Inge Auerbacher

id2501_Inge Auerbacher

Inge was the only child of Berthold and Regina Auerbacher, religious Jews living in Kippenheim, a village in southwestern Germany near the Black Forest. Her father was a textile merchant. The family lived in a large house with 17 rooms and had servants to help with the housework. 

1933-39: On November 10, 1938, hoodlums threw rocks and broke all the windows of our home. That same day police arrested my father and grandfather. My mother, my grandmother and I managed to hide in a shed until it was quiet. When we came out, the town’s Jewish men had been taken to the Dachau concentration camp. My father and grandfather were allowed to return home a few weeks later, but that May my grandfather died of a heart attack. 

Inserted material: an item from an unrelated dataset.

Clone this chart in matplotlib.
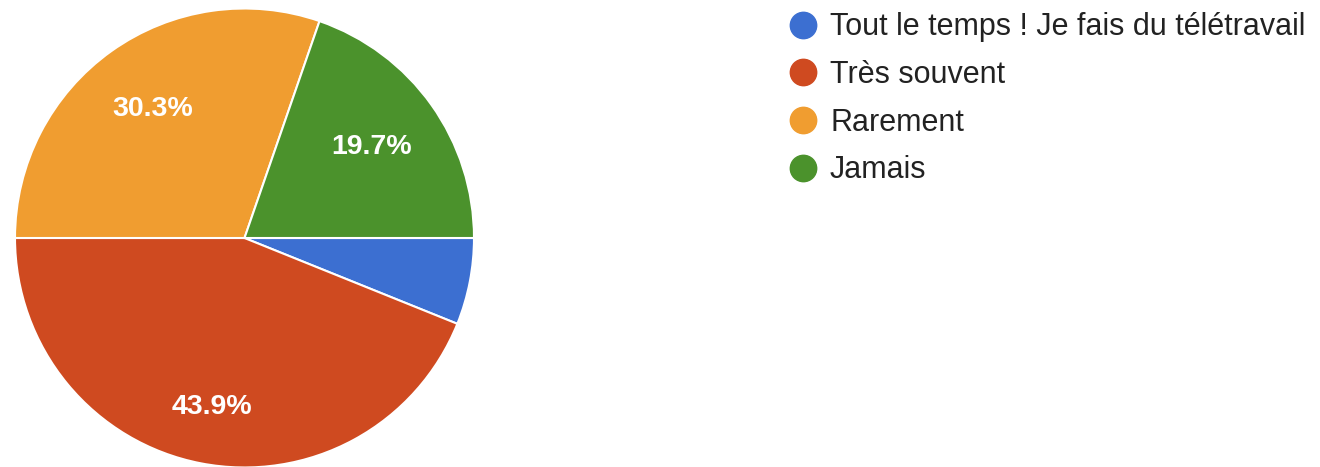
import matplotlib
matplotlib.use("Agg")
import numpy as np
import matplotlib.pyplot as plt
from matplotlib.lines import Line2D

categories = ["Tout le temps ! Je fais du télétravail", "Très souvent", "Rarement", "Jamais"]
values = [6.1, 43.9, 30.3, 19.7]
colors = ["#3c6fd1", "#cf4a20", "#f09d30", "#4b922c"]

plt.rcParams['font.family'] = ['Liberation Sans', 'DejaVu Sans']

W, H = 1320, 467
fig = plt.figure(figsize=(W / 100, H / 100), dpi=100)
cx, cy, r = 244.5, 238, 229.5
ax = fig.add_axes([(cx - r) / W, (H - cy - r) / H, 2 * r / W, 2 * r / H])

def fmt(p):
    return f"{p:.1f}%" if p >= 10 else ""

wedges, texts, autotexts = ax.pie(
    values, colors=colors, startangle=0, counterclock=False,
    autopct=fmt, pctdistance=0.7, radius=1,
    wedgeprops=dict(edgecolor="white", linewidth=1.5),
    textprops=dict(color="white", fontsize=20.5, fontweight="bold"),
)
# label radial distances (style)
label_dist = [0.7, 0.75, 0.69, 0.68]
for w, t, d in zip(wedges, autotexts, label_dist):
    ang = np.deg2rad((w.theta1 + w.theta2) / 2)
    t.set_position((d * np.cos(ang), d * np.sin(ang)))

ax.set_xlim(-1, 1)
ax.set_ylim(-1, 1)
ax.set_aspect("equal")
ax.axis("off")

handles = [Line2D([0], [0], marker="o", linestyle="", markersize=19,
                  markerfacecolor=c, markeredgecolor=c) for c in colors]
leg = fig.legend(handles, categories, loc="upper left",
                 bbox_to_anchor=(772 / W, 1 + 3 / H), frameon=False,
                 fontsize=22, labelspacing=0.58, handletextpad=0.4,
                 handlelength=1.0, borderpad=0)
for t in leg.get_texts():
    t.set_color("#222222")

fig.savefig("out.png", dpi=100)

1940-45: When I was 7, I was deported with my parents to the Theresienstadt ghetto in Czechoslovakia. When we arrived, everything was taken from us, except for the clothes we wore and my doll, Marlene. Conditions in the camp were harsh. Potatoes were as valuable as diamonds. I was hungry, scared and sick most of the time. For my eighth birthday, my parents gave me a tiny potato cake with a hint of sugar; for my ninth birthday, an outfit sewn from rags for my doll; and for my tenth birthday, a poem written by my mother. 

On May 8, 1945, Inge and her parents were liberated from the Theresienstadt ghetto where they had spent nearly three years. They emigrated to the United States in May 1946.